Given instruction => Go through the data below and copy it exactly, skipping every picture.

Data lines =>
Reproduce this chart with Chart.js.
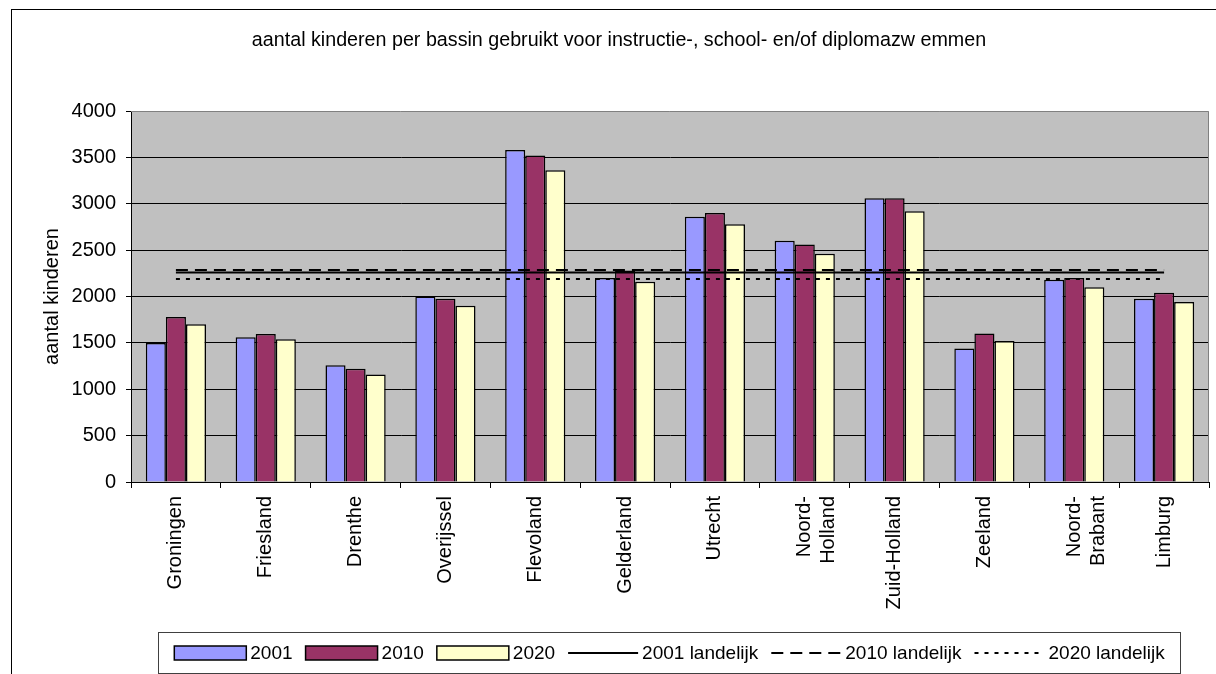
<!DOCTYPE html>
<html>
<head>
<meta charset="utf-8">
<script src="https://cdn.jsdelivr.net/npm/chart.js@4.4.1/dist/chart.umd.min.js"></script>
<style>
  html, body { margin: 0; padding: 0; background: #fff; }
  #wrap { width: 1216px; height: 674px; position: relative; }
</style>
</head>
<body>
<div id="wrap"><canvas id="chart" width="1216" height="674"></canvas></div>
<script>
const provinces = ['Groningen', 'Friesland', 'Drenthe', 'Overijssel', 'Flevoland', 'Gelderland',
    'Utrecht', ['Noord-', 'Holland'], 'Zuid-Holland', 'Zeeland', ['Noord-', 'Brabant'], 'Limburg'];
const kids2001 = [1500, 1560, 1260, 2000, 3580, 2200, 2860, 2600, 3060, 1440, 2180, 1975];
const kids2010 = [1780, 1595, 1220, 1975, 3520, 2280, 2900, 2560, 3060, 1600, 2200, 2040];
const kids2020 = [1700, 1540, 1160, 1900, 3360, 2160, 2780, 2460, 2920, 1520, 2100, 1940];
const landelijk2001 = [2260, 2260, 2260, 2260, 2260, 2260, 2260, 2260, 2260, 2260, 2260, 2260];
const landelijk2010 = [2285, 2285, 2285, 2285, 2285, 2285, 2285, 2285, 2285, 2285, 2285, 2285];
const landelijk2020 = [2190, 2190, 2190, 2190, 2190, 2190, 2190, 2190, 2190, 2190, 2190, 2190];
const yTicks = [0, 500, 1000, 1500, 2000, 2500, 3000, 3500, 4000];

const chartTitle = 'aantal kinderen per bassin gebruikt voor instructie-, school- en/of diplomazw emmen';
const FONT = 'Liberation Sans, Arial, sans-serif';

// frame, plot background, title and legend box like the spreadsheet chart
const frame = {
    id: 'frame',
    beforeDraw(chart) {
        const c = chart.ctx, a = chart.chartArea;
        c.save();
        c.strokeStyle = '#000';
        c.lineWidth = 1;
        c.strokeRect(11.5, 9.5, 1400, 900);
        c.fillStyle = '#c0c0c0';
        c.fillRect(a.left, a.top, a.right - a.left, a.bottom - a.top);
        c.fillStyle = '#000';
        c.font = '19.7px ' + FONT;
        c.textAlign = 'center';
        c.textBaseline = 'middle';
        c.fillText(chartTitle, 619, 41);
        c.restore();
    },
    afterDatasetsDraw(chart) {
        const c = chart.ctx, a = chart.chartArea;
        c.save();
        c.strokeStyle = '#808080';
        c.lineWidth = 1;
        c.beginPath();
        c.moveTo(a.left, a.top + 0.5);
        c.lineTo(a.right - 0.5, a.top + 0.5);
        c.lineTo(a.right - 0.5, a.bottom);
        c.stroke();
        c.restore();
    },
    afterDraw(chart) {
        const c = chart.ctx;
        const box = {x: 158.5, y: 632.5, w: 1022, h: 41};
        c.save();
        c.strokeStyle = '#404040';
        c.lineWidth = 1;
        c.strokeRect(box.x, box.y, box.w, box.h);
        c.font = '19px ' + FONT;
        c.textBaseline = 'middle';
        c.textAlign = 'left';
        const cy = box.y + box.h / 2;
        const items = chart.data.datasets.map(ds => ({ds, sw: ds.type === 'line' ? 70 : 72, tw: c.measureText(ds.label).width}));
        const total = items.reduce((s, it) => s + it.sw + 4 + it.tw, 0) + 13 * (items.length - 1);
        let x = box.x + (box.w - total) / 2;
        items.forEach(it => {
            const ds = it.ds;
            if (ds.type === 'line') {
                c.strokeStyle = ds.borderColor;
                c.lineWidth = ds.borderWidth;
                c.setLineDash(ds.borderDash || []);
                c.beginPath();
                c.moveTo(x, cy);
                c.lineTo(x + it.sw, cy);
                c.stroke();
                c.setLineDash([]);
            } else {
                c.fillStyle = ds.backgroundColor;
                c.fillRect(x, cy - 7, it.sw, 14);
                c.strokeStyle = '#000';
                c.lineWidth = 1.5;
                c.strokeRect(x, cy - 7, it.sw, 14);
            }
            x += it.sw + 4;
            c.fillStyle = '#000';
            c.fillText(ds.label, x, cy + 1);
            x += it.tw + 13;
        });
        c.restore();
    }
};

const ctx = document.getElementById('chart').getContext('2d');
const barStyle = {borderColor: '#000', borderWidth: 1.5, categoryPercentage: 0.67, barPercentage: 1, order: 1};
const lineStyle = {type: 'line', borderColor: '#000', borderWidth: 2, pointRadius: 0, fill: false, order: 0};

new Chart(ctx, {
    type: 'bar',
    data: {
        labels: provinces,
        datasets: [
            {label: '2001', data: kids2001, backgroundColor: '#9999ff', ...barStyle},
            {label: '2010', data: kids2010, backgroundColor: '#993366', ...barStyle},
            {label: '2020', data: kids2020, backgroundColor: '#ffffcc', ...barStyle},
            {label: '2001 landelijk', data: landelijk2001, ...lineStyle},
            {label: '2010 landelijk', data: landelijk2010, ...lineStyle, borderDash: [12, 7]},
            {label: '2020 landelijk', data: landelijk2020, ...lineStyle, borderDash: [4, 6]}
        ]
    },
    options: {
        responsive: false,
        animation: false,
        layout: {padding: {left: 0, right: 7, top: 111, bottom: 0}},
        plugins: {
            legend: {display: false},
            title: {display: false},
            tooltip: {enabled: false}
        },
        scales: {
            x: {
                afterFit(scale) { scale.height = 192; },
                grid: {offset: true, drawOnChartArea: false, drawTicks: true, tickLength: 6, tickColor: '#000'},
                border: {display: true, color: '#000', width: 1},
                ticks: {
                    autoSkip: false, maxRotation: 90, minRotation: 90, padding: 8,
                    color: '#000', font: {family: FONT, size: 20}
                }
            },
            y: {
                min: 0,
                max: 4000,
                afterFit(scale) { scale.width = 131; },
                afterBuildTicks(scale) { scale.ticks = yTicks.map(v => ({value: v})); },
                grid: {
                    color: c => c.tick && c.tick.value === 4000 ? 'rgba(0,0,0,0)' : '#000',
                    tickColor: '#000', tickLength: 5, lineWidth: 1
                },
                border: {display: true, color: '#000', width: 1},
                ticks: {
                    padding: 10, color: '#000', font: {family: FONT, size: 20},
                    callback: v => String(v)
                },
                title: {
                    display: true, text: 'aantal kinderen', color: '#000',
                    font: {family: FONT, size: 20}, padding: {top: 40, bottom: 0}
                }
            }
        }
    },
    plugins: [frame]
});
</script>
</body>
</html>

Response =>
Reproduce this chart with Chart.js.
<!DOCTYPE html>
<html>
<head>
<meta charset="utf-8">
<script src="https://cdn.jsdelivr.net/npm/chart.js@4.4.1/dist/chart.umd.min.js"></script>
<style>
  html, body { margin: 0; padding: 0; background: #fff; }
  #wrap { width: 1216px; height: 674px; position: relative; }
</style>
</head>
<body>
<div id="wrap"><canvas id="chart" width="1216" height="674"></canvas></div>
<script>
const provinces = ['Groningen', 'Friesland', 'Drenthe', 'Overijssel', 'Flevoland', 'Gelderland',
    'Utrecht', ['Noord-', 'Holland'], 'Zuid-Holland', 'Zeeland', ['Noord-', 'Brabant'], 'Limburg'];
const kids2001 = [1500, 1560, 1260, 2000, 3580, 2200, 2860, 2600, 3060, 1440, 2180, 1975];
const kids2010 = [1780, 1595, 1220, 1975, 3520, 2280, 2900, 2560, 3060, 1600, 2200, 2040];
const kids2020 = [1700, 1540, 1160, 1900, 3360, 2160, 2780, 2460, 2920, 1520, 2100, 1940];
const landelijk2001 = [2260, 2260, 2260, 2260, 2260, 2260, 2260, 2260, 2260, 2260, 2260, 2260];
const landelijk2010 = [2285, 2285, 2285, 2285, 2285, 2285, 2285, 2285, 2285, 2285, 2285, 2285];
const landelijk2020 = [2190, 2190, 2190, 2190, 2190, 2190, 2190, 2190, 2190, 2190, 2190, 2190];
const yTicks = [0, 500, 1000, 1500, 2000, 2500, 3000, 3500, 4000];

const chartTitle = 'aantal kinderen per bassin gebruikt voor instructie-, school- en/of diplomazw emmen';
const FONT = 'Liberation Sans, Arial, sans-serif';

// frame, plot background, title and legend box like the spreadsheet chart
const frame = {
    id: 'frame',
    beforeDraw(chart) {
        const c = chart.ctx, a = chart.chartArea;
        c.save();
        c.strokeStyle = '#000';
        c.lineWidth = 1;
        c.strokeRect(11.5, 9.5, 1400, 900);
        c.fillStyle = '#c0c0c0';
        c.fillRect(a.left, a.top, a.right - a.left, a.bottom - a.top);
        c.fillStyle = '#000';
        c.font = '19.7px ' + FONT;
        c.textAlign = 'center';
        c.textBaseline = 'middle';
        c.fillText(chartTitle, 619, 41);
        c.restore();
    },
    afterDatasetsDraw(chart) {
        const c = chart.ctx, a = chart.chartArea;
        c.save();
        c.strokeStyle = '#808080';
        c.lineWidth = 1;
        c.beginPath();
        c.moveTo(a.left, a.top + 0.5);
        c.lineTo(a.right - 0.5, a.top + 0.5);
        c.lineTo(a.right - 0.5, a.bottom);
        c.stroke();
        c.restore();
    },
    afterDraw(chart) {
        const c = chart.ctx;
        const box = {x: 158.5, y: 632.5, w: 1022, h: 41};
        c.save();
        c.strokeStyle = '#404040';
        c.lineWidth = 1;
        c.strokeRect(box.x, box.y, box.w, box.h);
        c.font = '19px ' + FONT;
        c.textBaseline = 'middle';
        c.textAlign = 'left';
        const cy = box.y + box.h / 2;
        const items = chart.data.datasets.map(ds => ({ds, sw: ds.type === 'line' ? 70 : 72, tw: c.measureText(ds.label).width}));
        const total = items.reduce((s, it) => s + it.sw + 4 + it.tw, 0) + 13 * (items.length - 1);
        let x = box.x + (box.w - total) / 2;
        items.forEach(it => {
            const ds = it.ds;
            if (ds.type === 'line') {
                c.strokeStyle = ds.borderColor;
                c.lineWidth = ds.borderWidth;
                c.setLineDash(ds.borderDash || []);
                c.beginPath();
                c.moveTo(x, cy);
                c.lineTo(x + it.sw, cy);
                c.stroke();
                c.setLineDash([]);
            } else {
                c.fillStyle = ds.backgroundColor;
                c.fillRect(x, cy - 7, it.sw, 14);
                c.strokeStyle = '#000';
                c.lineWidth = 1.5;
                c.strokeRect(x, cy - 7, it.sw, 14);
            }
            x += it.sw + 4;
            c.fillStyle = '#000';
            c.fillText(ds.label, x, cy + 1);
            x += it.tw + 13;
        });
        c.restore();
    }
};

const ctx = document.getElementById('chart').getContext('2d');
const barStyle = {borderColor: '#000', borderWidth: 1.5, categoryPercentage: 0.67, barPercentage: 1, order: 1};
const lineStyle = {type: 'line', borderColor: '#000', borderWidth: 2, pointRadius: 0, fill: false, order: 0};

new Chart(ctx, {
    type: 'bar',
    data: {
        labels: provinces,
        datasets: [
            {label: '2001', data: kids2001, backgroundColor: '#9999ff', ...barStyle},
            {label: '2010', data: kids2010, backgroundColor: '#993366', ...barStyle},
            {label: '2020', data: kids2020, backgroundColor: '#ffffcc', ...barStyle},
            {label: '2001 landelijk', data: landelijk2001, ...lineStyle},
            {label: '2010 landelijk', data: landelijk2010, ...lineStyle, borderDash: [12, 7]},
            {label: '2020 landelijk', data: landelijk2020, ...lineStyle, borderDash: [4, 6]}
        ]
    },
    options: {
        responsive: false,
        animation: false,
        layout: {padding: {left: 0, right: 7, top: 111, bottom: 0}},
        plugins: {
            legend: {display: false},
            title: {display: false},
            tooltip: {enabled: false}
        },
        scales: {
            x: {
                afterFit(scale) { scale.height = 192; },
                grid: {offset: true, drawOnChartArea: false, drawTicks: true, tickLength: 6, tickColor: '#000'},
                border: {display: true, color: '#000', width: 1},
                ticks: {
                    autoSkip: false, maxRotation: 90, minRotation: 90, padding: 8,
                    color: '#000', font: {family: FONT, size: 20}
                }
            },
            y: {
                min: 0,
                max: 4000,
                afterFit(scale) { scale.width = 131; },
                afterBuildTicks(scale) { scale.ticks = yTicks.map(v => ({value: v})); },
                grid: {
                    color: c => c.tick && c.tick.value === 4000 ? 'rgba(0,0,0,0)' : '#000',
                    tickColor: '#000', tickLength: 5, lineWidth: 1
                },
                border: {display: true, color: '#000', width: 1},
                ticks: {
                    padding: 10, color: '#000', font: {family: FONT, size: 20},
                    callback: v => String(v)
                },
                title: {
                    display: true, text: 'aantal kinderen', color: '#000',
                    font: {family: FONT, size: 20}, padding: {top: 40, bottom: 0}
                }
            }
        }
    },
    plugins: [frame]
});
</script>
</body>
</html>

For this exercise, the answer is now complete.